Naughty Marietta opens with an extraordinary sequence, one that establishes the general largesse that dominates the work. A church bell strikes five and the watchman announces that "all's well." Beggars, the Sacristan, and flower girls all begin to prepare for the day. The flower girls offer an effervescent ode to the morning before various vendors' street cries fill the aural space and the number concludes with general revelry. The quiet scene that morphs into a celebration prefigures the famous beginning of Bernstein's On the Town (1944) and the lively market setting anticipates that of Lerner and Loewe's My Fair Lady (1956).

Captain Dick and his followers, the ubiquitous male chorus, enter to "Tramp! Tramp! Tramp!," a classic operetta march in which the chorus extols its rugged masculine virtues through lyrics that today would be considered largely politically incorrect. Such marches—sung by a male chorus and generally extolling themes of justice—would become a mainstay of American operetta in classics such as "The Mounties" from Rudolf Friml and Otto Harbach's Rose Marie (1924), "Song of the Vagabonds" from Friml and Brian Hooker's The Vagabond King (1925), and "Stouthearted Men" from Sigmund Romberg, Harbach, and Oscar Hammerstein 2nd's The New Moon (1928).

Marietta has two character-defining songs in Naughty Marietta. In the first, a cavatina of sorts, she describes the two sides of her personality, one proper and one horrid. The lightly scored accompaniment for "Naughty Marietta" allows the character-defining lyrics to be easily understood. With Italian-born Trentini singing in a heavily accented English, this was an extremely important consideration. In the famous "Italian Street Song," with its difficult coloratura obligato passages and sustained high Cs, Marietta lets everyone know, through her music, that she is indeed of noble birth. Her sophisticated virtuosic music demands a singer who is operatically trained and this attribute sets her apart from her female compatriots.

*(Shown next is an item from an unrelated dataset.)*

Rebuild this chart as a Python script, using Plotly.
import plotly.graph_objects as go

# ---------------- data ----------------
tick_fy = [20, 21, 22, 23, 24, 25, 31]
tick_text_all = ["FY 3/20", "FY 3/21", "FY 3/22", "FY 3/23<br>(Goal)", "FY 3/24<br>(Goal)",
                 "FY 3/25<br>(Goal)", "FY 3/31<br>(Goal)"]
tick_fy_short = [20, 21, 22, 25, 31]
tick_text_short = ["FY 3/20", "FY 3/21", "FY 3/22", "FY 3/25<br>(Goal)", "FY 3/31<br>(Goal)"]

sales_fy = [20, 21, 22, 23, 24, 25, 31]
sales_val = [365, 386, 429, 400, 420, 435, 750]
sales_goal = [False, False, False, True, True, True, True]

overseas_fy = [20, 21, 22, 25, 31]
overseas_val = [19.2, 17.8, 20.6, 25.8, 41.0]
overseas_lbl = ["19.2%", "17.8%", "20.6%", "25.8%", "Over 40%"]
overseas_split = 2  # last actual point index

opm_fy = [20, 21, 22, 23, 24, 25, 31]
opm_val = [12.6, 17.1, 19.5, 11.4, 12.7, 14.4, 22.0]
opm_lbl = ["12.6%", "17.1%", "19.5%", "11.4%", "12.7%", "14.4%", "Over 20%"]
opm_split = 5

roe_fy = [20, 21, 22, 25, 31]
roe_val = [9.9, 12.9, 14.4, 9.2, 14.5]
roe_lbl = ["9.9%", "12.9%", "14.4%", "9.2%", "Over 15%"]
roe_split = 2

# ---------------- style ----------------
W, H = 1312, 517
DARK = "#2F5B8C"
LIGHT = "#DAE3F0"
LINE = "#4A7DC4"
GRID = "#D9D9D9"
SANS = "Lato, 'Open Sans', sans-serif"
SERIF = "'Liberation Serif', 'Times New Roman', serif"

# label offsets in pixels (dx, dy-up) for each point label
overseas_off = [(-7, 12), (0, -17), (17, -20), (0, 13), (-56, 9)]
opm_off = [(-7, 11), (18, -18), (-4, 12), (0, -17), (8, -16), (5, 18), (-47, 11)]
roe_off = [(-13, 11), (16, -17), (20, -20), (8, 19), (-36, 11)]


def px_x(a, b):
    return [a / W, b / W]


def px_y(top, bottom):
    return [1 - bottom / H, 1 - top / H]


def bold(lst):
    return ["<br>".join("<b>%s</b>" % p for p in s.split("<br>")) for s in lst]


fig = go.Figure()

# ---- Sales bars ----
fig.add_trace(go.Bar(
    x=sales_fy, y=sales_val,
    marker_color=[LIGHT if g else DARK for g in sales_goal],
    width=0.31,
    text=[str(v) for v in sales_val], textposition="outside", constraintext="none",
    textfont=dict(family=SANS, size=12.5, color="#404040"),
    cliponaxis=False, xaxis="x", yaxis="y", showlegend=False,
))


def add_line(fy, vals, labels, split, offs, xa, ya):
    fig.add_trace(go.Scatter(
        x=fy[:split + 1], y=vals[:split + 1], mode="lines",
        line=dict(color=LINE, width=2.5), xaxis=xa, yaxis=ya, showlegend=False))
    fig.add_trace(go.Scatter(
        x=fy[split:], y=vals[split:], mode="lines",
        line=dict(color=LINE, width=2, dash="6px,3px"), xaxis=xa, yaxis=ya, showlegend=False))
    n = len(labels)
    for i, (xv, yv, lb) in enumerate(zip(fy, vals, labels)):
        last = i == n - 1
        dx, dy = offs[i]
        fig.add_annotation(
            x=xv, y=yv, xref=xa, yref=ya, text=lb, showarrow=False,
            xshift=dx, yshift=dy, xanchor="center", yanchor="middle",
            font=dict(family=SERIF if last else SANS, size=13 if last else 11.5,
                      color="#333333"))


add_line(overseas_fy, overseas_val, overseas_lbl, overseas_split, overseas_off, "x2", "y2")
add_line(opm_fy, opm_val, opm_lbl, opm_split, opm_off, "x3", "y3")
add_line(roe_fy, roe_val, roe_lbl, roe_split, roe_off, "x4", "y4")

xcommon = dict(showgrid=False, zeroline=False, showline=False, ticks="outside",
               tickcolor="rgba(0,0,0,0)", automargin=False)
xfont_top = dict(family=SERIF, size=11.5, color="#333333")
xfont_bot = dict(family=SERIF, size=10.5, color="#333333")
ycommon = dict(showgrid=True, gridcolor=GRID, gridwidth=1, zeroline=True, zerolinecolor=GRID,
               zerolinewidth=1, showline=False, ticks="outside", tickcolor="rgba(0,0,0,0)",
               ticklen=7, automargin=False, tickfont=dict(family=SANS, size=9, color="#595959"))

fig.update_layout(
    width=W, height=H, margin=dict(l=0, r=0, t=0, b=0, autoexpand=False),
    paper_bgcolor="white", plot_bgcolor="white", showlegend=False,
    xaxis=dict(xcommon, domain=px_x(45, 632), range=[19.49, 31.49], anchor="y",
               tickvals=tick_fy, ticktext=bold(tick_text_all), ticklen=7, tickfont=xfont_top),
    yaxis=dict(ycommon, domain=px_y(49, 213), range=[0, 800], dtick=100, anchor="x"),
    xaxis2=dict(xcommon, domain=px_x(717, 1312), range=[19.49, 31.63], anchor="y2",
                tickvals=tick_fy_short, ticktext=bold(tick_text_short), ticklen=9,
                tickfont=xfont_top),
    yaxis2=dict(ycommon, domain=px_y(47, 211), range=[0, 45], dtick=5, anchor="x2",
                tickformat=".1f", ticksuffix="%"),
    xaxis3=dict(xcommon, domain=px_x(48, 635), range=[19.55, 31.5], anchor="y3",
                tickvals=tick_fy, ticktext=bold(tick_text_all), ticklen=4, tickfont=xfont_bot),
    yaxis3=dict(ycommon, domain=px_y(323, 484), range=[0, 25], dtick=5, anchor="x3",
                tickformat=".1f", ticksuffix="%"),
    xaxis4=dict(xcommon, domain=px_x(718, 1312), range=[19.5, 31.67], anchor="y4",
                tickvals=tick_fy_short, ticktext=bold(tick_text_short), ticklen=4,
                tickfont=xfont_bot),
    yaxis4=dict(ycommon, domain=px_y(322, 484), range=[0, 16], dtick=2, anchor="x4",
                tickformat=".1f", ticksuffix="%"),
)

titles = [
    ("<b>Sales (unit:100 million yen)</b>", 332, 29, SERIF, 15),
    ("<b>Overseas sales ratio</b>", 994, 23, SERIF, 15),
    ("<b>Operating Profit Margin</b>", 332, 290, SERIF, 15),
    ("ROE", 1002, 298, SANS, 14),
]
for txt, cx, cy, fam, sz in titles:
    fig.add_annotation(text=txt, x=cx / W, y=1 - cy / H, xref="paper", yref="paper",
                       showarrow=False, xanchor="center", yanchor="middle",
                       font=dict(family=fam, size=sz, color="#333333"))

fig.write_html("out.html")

Similarly, Marietta and Captain Dick share two duets, "It Never, Never, Can Be Love" and "Ah, Sweet Mystery of Life." In the first, they declare that their relationship will only be platonic, implying that no romance will ever develop between them. The skipping dotted rhythms and light-hearted style place the song in the realm of musical comedy and keep the plot from becoming too serious and melodramatic. While in some ways it anticipates the almost love songs of Rodgers and Hammerstein, in which characters sing something along the lines of "I love you, but…" (for example, "People Will Say We're in Love" from Oklahoma! [1943]), the overall spirit of the music and lyrics conveys a spirit of innocence. By contrast, "Ah, Sweet Mystery of Life" is a soaring duet. It too has dotted rhythms, linking it to the earlier duet, but this time, they cascade downwards after dramatically held high notes. The idea of a specific piece of music being integral to the plot, as it is here, is not unique to Naughty Marietta. In Romberg and Frederick Arnold Krummer's The Magic Melody (1919), a mother and son who have been separated for years recognize each other through knowing the same melody. Most famously, in Kurt Weill, Ira Gershwin, and Moss Hart's Lady in the Dark (1941), Liza Elliot's "My Ship" is the tune for which the protagonist is looking for a duet partner.

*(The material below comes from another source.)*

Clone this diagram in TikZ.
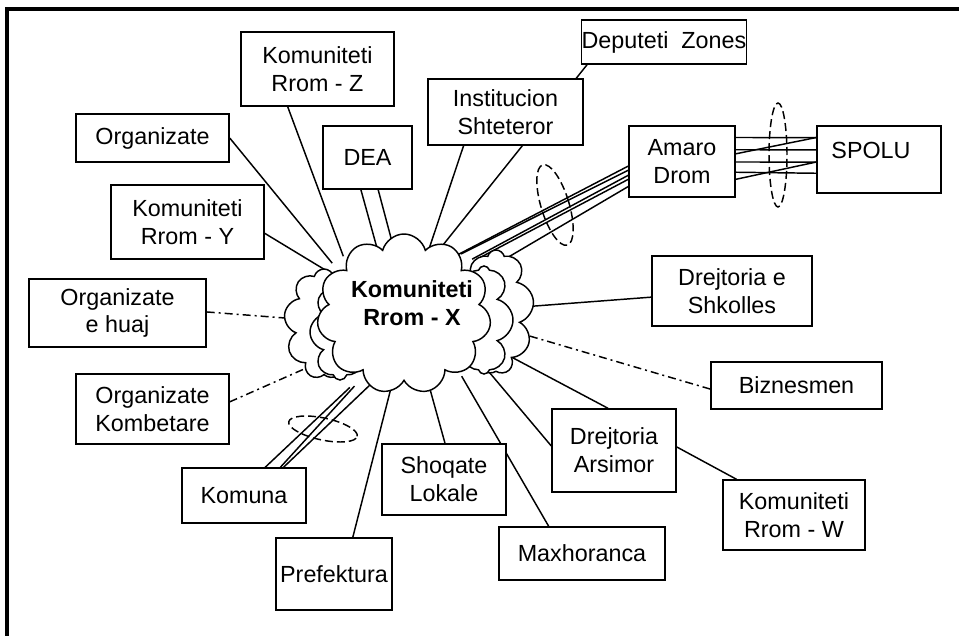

The score is filled with other delights. Among these is Adah's languid ballad "'Neath the Southern Moon." Adah, one of Etienne's former lovers, is a mezzo, making her vocal sound distinctive from that of Marietta in terms of range and timbre. These vocal differences accentuate the characters' differences in terms of personality and ethnic background, for Adah is described as a "quadroon," a historical term for a person of mixed race with three-quarters African ancestry. We must remember that Marietta is of noble Italian heritage. The gently oscillating thirds at the beginning of the refrain draw attention to the references to breezes in the lyrics and accentuate the timeless quality of the song. By contrast, "Live for Today" is a glorious concerted waltz for Marietta, Adah, Captain Dick, and Etienne in which they celebrate youth and the immediacy of love. Captain Dick's effusive "I'm Falling in Love with Someone" is also a waltz. Through subtle musical hints, such as slithering chromatic melodies and the famous leap of a ninth (an octave plus one note) in the refrain on the words "one girl," Herbert lets his audience know that this singing lawman has the musical fortitude necessary to complete Marietta's "Dream Melody."

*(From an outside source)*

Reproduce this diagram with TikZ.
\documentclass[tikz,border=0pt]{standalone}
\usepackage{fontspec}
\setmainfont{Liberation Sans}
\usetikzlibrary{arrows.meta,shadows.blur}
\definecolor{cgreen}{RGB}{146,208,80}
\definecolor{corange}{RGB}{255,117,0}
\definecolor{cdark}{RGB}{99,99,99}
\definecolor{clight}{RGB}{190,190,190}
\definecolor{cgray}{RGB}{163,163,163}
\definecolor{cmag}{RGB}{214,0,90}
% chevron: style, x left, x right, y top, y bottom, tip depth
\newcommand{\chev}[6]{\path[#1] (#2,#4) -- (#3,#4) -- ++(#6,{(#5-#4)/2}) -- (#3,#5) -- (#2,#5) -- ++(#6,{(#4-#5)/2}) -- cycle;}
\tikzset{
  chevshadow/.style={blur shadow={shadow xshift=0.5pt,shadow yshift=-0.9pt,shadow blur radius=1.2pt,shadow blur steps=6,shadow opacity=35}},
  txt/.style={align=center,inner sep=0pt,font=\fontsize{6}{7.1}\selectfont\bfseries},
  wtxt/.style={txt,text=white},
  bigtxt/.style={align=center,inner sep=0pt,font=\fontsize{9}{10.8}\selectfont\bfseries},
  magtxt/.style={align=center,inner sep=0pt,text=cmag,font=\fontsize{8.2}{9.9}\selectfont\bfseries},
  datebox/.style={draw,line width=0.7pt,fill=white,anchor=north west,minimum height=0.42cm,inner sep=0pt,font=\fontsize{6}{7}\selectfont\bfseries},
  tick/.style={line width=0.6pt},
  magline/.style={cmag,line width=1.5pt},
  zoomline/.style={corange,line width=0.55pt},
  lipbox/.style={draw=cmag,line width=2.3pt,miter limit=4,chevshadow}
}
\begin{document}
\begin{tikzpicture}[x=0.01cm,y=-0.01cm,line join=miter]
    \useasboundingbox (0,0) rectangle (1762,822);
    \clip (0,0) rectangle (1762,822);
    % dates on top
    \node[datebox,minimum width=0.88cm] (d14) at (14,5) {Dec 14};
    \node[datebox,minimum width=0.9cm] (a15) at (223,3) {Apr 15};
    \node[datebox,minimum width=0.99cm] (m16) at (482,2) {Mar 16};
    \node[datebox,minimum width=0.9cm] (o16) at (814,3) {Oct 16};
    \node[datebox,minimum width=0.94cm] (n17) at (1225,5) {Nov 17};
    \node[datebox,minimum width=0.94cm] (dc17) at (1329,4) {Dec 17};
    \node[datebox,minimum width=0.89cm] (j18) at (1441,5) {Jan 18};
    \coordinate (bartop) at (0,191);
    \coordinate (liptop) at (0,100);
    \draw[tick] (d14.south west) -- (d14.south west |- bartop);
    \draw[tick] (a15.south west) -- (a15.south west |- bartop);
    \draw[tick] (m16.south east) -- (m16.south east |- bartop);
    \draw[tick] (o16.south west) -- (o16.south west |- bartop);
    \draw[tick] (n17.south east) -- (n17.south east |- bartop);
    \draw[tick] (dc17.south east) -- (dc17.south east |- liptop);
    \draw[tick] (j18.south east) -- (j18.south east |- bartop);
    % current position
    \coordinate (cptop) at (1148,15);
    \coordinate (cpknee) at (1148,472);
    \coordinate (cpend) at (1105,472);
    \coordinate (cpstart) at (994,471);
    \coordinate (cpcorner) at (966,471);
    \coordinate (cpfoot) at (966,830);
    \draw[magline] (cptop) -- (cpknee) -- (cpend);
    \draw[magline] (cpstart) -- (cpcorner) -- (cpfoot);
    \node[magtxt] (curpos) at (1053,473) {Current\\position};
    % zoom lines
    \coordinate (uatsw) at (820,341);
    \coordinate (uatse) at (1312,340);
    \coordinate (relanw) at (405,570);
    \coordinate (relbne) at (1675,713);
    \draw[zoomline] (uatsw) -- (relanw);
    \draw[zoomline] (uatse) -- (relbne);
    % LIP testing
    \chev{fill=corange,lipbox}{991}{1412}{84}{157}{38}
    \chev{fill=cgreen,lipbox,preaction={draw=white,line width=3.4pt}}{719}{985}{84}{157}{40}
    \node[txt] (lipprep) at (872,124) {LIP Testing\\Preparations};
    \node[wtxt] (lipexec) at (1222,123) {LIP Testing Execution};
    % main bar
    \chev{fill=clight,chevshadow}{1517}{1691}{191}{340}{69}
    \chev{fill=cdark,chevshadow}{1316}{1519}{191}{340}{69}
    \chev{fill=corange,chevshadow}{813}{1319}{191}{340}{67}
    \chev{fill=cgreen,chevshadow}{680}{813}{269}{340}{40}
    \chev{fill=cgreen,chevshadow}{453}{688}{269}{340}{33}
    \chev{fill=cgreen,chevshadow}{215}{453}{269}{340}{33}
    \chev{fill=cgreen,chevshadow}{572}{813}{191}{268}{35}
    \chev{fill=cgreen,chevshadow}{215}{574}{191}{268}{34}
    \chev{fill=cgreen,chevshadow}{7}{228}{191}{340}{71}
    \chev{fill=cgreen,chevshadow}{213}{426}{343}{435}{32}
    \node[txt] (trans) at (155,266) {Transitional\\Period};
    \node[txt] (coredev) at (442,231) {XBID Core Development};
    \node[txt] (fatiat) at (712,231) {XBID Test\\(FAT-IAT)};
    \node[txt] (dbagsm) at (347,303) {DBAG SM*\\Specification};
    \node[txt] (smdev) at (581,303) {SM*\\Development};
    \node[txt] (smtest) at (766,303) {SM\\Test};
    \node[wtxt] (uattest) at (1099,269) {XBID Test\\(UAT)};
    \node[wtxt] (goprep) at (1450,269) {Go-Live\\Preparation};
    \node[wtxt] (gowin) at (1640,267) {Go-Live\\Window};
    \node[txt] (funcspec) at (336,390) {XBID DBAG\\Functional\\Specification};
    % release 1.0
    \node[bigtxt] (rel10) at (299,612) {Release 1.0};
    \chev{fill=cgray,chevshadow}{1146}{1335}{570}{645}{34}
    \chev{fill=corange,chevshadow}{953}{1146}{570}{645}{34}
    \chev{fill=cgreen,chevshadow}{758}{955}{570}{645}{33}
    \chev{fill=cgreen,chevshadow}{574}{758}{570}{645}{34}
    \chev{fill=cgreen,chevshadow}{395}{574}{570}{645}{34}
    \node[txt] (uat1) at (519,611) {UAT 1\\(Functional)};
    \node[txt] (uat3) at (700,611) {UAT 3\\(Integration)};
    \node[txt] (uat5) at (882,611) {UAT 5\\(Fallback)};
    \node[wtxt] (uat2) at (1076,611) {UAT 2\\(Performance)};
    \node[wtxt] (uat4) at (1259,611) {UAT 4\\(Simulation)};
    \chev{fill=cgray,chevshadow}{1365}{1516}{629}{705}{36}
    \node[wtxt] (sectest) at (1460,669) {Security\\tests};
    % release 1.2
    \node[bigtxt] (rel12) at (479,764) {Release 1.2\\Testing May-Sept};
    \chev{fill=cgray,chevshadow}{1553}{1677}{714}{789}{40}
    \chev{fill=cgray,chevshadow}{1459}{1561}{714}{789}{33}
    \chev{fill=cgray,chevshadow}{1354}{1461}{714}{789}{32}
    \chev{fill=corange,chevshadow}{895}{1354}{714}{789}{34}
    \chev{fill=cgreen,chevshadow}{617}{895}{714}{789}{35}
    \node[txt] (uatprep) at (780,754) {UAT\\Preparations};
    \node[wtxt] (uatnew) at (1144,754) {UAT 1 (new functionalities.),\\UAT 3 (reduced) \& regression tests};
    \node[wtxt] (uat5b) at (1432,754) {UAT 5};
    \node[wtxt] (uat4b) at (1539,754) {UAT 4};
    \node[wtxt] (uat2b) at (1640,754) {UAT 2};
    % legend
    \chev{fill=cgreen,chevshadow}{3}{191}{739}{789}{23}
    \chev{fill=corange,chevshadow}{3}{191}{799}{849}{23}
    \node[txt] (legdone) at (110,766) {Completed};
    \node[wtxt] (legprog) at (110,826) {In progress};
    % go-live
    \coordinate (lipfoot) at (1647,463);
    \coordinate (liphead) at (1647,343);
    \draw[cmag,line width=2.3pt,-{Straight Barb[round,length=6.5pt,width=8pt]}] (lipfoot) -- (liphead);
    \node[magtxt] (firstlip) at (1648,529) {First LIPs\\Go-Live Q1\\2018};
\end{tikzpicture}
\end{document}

Low comedy comes in the characters of Simon O'Hara, Captain Dick's servant (Harry Cooper) and Lizette, a casquette girl (Kate Elinore). These two reflect some of the ethnic stereotyping that, while troublesome today, was common in the era and which contemporary audiences would have found entertaining.

Naughty Marietta has an impressive legacy on stage and screen. Romberg and Hammerstein's The New Moon shares a similar setting—eighteenth-century New Orleans, complete with pirates and Frenchmen, though the city was in reality under Spanish rule when both shows take place. Much later, Mel Brooks included "Ah, Sweet Mystery of Life" to climatic effect in the film Young Frankenstein (1974) and subsequent Broadway musical (2007). In 1983, Naughty Marietta appeared in an episode of the star-studded television series Fantasy Island. In the "Naughty Marietta" storyline, a pushy mother (Jayne Meadows) wants her daughter (Dorothy Hamill) to become an actress. On the island, they encounter Richard Warrington (Lorenzo Lamas) and Governor Gaspar d'Annard (James Doohan).